Momentos Altos
Camino dos minutos pisando hojas caídas de los olmos de Santa Clara. A través de los auriculares oigo el andante del concierto 2 para piano de Rachmaninov, plas, plas, plas… Saludo al vecino José Antonio en la parada del bus número 6, y veo nubes blancas entre cielo azul. El piano gotea unas notas alternadas con la flauta, interpretadas para mí por Lang Lang…, el mundo está bien hecho en noviembre.
Esa mañana de martes sacudo las sábanas para algo parecido a hacer la cama.
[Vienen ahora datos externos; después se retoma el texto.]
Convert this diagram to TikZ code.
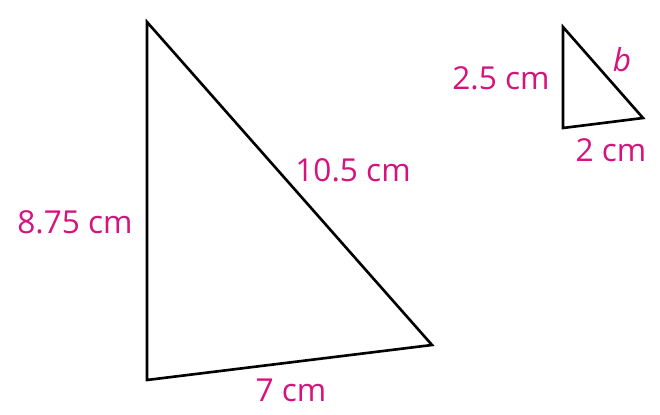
\documentclass[tikz,border=0pt]{standalone}
\usepackage{fontspec}
\setmainfont{Open Sans}
\usepackage{xcolor}
\usetikzlibrary{arrows.meta}
\definecolor{lblmag}{RGB}{214,18,126}

\begin{document}
\begin{tikzpicture}[x=0.02cm,y=-0.02cm,
lbl/.style={text=lblmag,font=\fontsize{18}{22}\selectfont,inner sep=0pt},
side/.style={line width=1.5pt,line join=miter}]
\useasboundingbox (0,0) rectangle (660,415);
% big triangle
\coordinate (A) at (147,22);
\coordinate (B) at (147,380);
\coordinate (C) at (432,345);
\draw[side](A)--(B)--(C)--cycle;
% small triangle
\coordinate (D) at (563,27);
\coordinate (E) at (563,128);
\coordinate (F) at (643,118);
\draw[side](D)--(E)--(F)--cycle;
\node[lbl] (ab) at (75,222) {8.75 cm};
\node[lbl] (ac) at (353,170) {10.5 cm};
\node[lbl] (bc) at (291,390) {7 cm};
\node[lbl] (de) at (501,78) {2.5 cm};
\node[lbl] (df) at (622,60) {\itshape b};
\node[lbl] (ef) at (611,150) {2 cm};
\end{tikzpicture}
\end{document}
Oigo RNE y a la pareja de locutores que emiten Sinfonía De La Mañana desde hace una hora. Hacen bueno el comienzo del día con su buen humor y su música.
Me voy mentalmente a Auckland, Nueva Zelanda. Allí son las cuatro de la madrugada, doce horas más adelante en el reloj, las antípodas: los más duermen, hacen pan, languidecen en la cama de un hospital, velan, limpian calles, o están de parto.
El “simultaneísmo” me permite estar ahora en todas partes. Y me voy a Lima, donde mi primo Albert, con seis horas de retraso respecto de Europa: ahí son las diez de la mañana y dan clase, caminan, reciben clase, conducen bus, dan pienso a las gallinas.
Ejercito el ‘simultaneísmo’ e intento evocar a todo el mundo, solidarizarme con los ocho mil millones de habitantes de la Tierra, los pobrecillos.
Momentos altos. Doloridos o mollares. Cada momento es potencialmente alto. ‘Todos los momentos son santos y buenos para los hijos de Dios’, decía mossèn Pere Ribot, en los veraneos de mi infancia.